Réflexion : Le chef d’entreprise est-il un humain comme les autres ?
La pratique judiciaire nous offre l’occasion de comprendre le chef d’entreprise. Dans ses décisions. Dans ses choix. Dans les arbitrages qui lui reviennent et dans la solitude de ses réflexions.
Elle jette une lumière sur ce que l’on sait moins de lui : la préoccupation d’assurer la poursuite de l’activité, de promouvoir un savoir-faire, de verser les salaires, d’éviter toute perte d’emploi dont des familles entières pourraient pâtir.
Sans doute, certains confondent leur propre personne avec l’entreprise qu’ils dirigent, au point d’en oublier les forces vives qui font sa consistance et son ancrage. Mais majoritaires sont ceux qui font corps avec leur mission, avec l’activité économique qu’ils dirigent, en même temps que son projet humain et social.
La justice est acquise à l’idée que le justiciable ne peut avoir une réelle place en société que s’il travaille, que s’il vit d’un emploi. Car le travail, nous dit la justice, rend vertueux.
Il est gage d’une vie honnête et d’une capacité à entretenir des relations sociales.
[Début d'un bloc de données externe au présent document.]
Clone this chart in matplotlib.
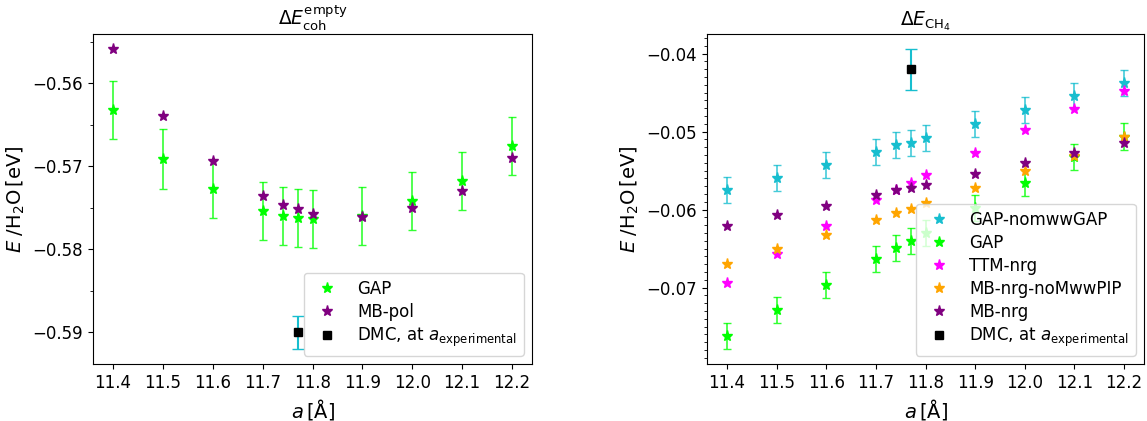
import numpy as np
import matplotlib
matplotlib.use('Agg')
import matplotlib.pyplot as plt
from matplotlib.ticker import MultipleLocator

# lattice constants
a = [11.4, 11.5, 11.6, 11.7, 11.74, 11.77, 11.8, 11.9, 12.0, 12.1, 12.2]
a_exp = 11.77

# cohesive energy of the empty lattice
coh_gap = [-0.5632, -0.5691, -0.5727, -0.5754, -0.5760, -0.5762, -0.5764, -0.5760, -0.5742, -0.5718, -0.5676]
coh_gap_err = [0.0035, 0.0036, 0.0035, 0.0035, 0.0035, 0.0035, 0.0035, 0.0035, 0.0035, 0.0035, 0.0035]
coh_mbpol = [-0.5559, -0.5640, -0.5694, -0.5736, -0.5747, -0.5751, -0.5757, -0.5761, -0.5750, -0.5730, -0.5690]
coh_dmc = -0.5900
coh_dmc_err = 0.0020

# methane binding energy
ch4_nomww = [-0.05752, -0.05590, -0.05427, -0.05256, -0.05175, -0.05141, -0.05081, -0.04906, -0.04726, -0.04547, -0.04380]
ch4_nomww_err = [0.00165] * 11
ch4_gap = [-0.07620, -0.07286, -0.06966, -0.06628, -0.06487, -0.06402, -0.06300, -0.05975, -0.05662, -0.05329, -0.05062]
ch4_gap_err = [0.00167] * 11
ch4_ttm = [-0.06944, -0.06573, -0.06209, -0.05880, -0.05750, -0.05654, -0.05560, -0.05269, -0.04979, -0.04714, -0.04479]
ch4_mbnrg_nopip = [-0.06701, -0.06509, -0.06329, -0.06128, -0.06038, -0.05987, -0.05919, -0.05718, -0.05509, -0.05312, -0.05068]
ch4_mbnrg = [-0.06209, -0.06073, -0.05949, -0.05812, -0.05748, -0.05722, -0.05679, -0.05543, -0.05406, -0.05278, -0.05141]
ch4_dmc = -0.0420
ch4_dmc_err = 0.0026

teal = '#17becf'
fs = 12
ms = 8

fig = plt.figure(figsize=(11.47, 4.21), dpi=100)
ax1 = fig.add_axes([0.0811, 0.1354, 0.3827, 0.7838])
ax2 = fig.add_axes([0.6164, 0.1354, 0.3810, 0.7838])

# left panel
ax1.errorbar(a, coh_gap, yerr=coh_gap_err, fmt='none', ecolor='lime', capsize=3, elinewidth=1.2, alpha=0.8)
ax1.plot(a, coh_gap, '*', color='lime', ms=ms, label='GAP')
ax1.plot(a, coh_mbpol, '*', color='purple', ms=ms, label='MB-pol')
ax1.errorbar(a_exp, coh_dmc, yerr=coh_dmc_err, fmt='none', ecolor=teal, capsize=4, elinewidth=1.5)
ax1.plot(a_exp, coh_dmc, 's', color='black', label=r'DMC, at $a_{\mathrm{experimental}}$')
ax1.set_title(r'$\Delta E_{\mathrm{coh}}^{\mathrm{empty}}$', fontsize=13.5)
ax1.yaxis.set_major_locator(MultipleLocator(0.01))
ax1.yaxis.set_minor_locator(MultipleLocator(0.005))
ax1.legend(loc='lower right', fontsize=fs, labelspacing=0.3)

# right panel
ax2.errorbar(a, ch4_nomww, yerr=ch4_nomww_err, fmt='none', ecolor=teal, capsize=3, elinewidth=1.2, alpha=0.8)
ax2.plot(a, ch4_nomww, '*', color=teal, ms=ms, label='GAP-nomwwGAP')
ax2.errorbar(a, ch4_gap, yerr=ch4_gap_err, fmt='none', ecolor='lime', capsize=3, elinewidth=1.2, alpha=0.8)
ax2.plot(a, ch4_gap, '*', color='lime', ms=ms, label='GAP')
ax2.plot(a, ch4_ttm, '*', color='magenta', ms=ms, label='TTM-nrg')
ax2.plot(a, ch4_mbnrg_nopip, '*', color='orange', ms=ms, label='MB-nrg-noMwwPIP')
ax2.plot(a, ch4_mbnrg, '*', color='purple', ms=ms, label='MB-nrg')
ax2.errorbar(a_exp, ch4_dmc, yerr=ch4_dmc_err, fmt='none', ecolor=teal, capsize=4, elinewidth=1.5)
ax2.plot(a_exp, ch4_dmc, 's', color='black', label=r'DMC, at $a_{\mathrm{experimental}}$')
ax2.set_title(r'$\Delta E_{\mathrm{CH_4}}$', fontsize=13.5)
ax2.yaxis.set_major_locator(MultipleLocator(0.01))
ax2.yaxis.set_minor_locator(MultipleLocator(0.001))
ax2.legend(loc='lower right', fontsize=fs, labelspacing=0.3)

for ax in (ax1, ax2):
    ax.set_xlabel(r'$a\,[\mathrm{\AA}]$', fontsize=14)
    ax.set_ylabel(r'$E\;/\mathrm{H_2O}\,[\mathrm{eV}]$', fontsize=14)
    ax.set_xticks([11.4, 11.5, 11.6, 11.7, 11.8, 11.9, 12.0, 12.1, 12.2])
    ax.tick_params(labelsize=fs)

fig.savefig('out.png', dpi=100)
À réguler sa vie, à l’ordonner, à la caler sur le rythme du reste de la société. Et ainsi à l’accorder avec les valeurs qui fondent le tissu social. En somme, le travail nous aide à faire société avec ceux qui nous entourent.
La société a donc besoin de l’entreprise. Besoin surtout de ceux qui assument le risque pour les autres. De ceux à qui la loi offre peu de protection. Si peu d’ailleurs que le moindre écart peut les conduire au cabinet d’un juge d’instruction, à la barre d’un tribunal, pour faire face à la loi.
La recherche de l’enrichissement est souvent reprochée au chef d’entreprise, même lorsque la faute ne relève pas d’un acte de gestion.
Cette perception est celle d’une justice ignare de la météo du monde économique, de son caractère imprévisible, sa complexité toujours plus complexe. Des lois de simplifications qui imposent plus d’obligation encore. Des services de l’Etat qui, incapables de répondre, nous invitent à utiliser la rubrique « contactez-nous ».
Renoncer ou s’exiler ? Envie de rester. Malgré les difficultés. Et frauder ? Un mal pour un bien ? Une fatalité nécessaire ? Liée peut-être à une erreur de gestion ? Qui n’en fait jamais ? Qui n’a jamais merdé ? Mais vaut-elle que l’on périsse tous ?
Alors un écart, une correction sur un tableau de bord, indolore pour la société, indolore pour la concurrence. Un arrangement pour tous. Pour les employés, pour les fournisseurs, pour les prêteurs, pour les investisseurs. Oui, la fraude, c’est mal. Mais l’homme qui la décide ne se révèle pas fraudeur. Il fait face au risque pour tous. Pour les sauver tous. Pour les défendre tous.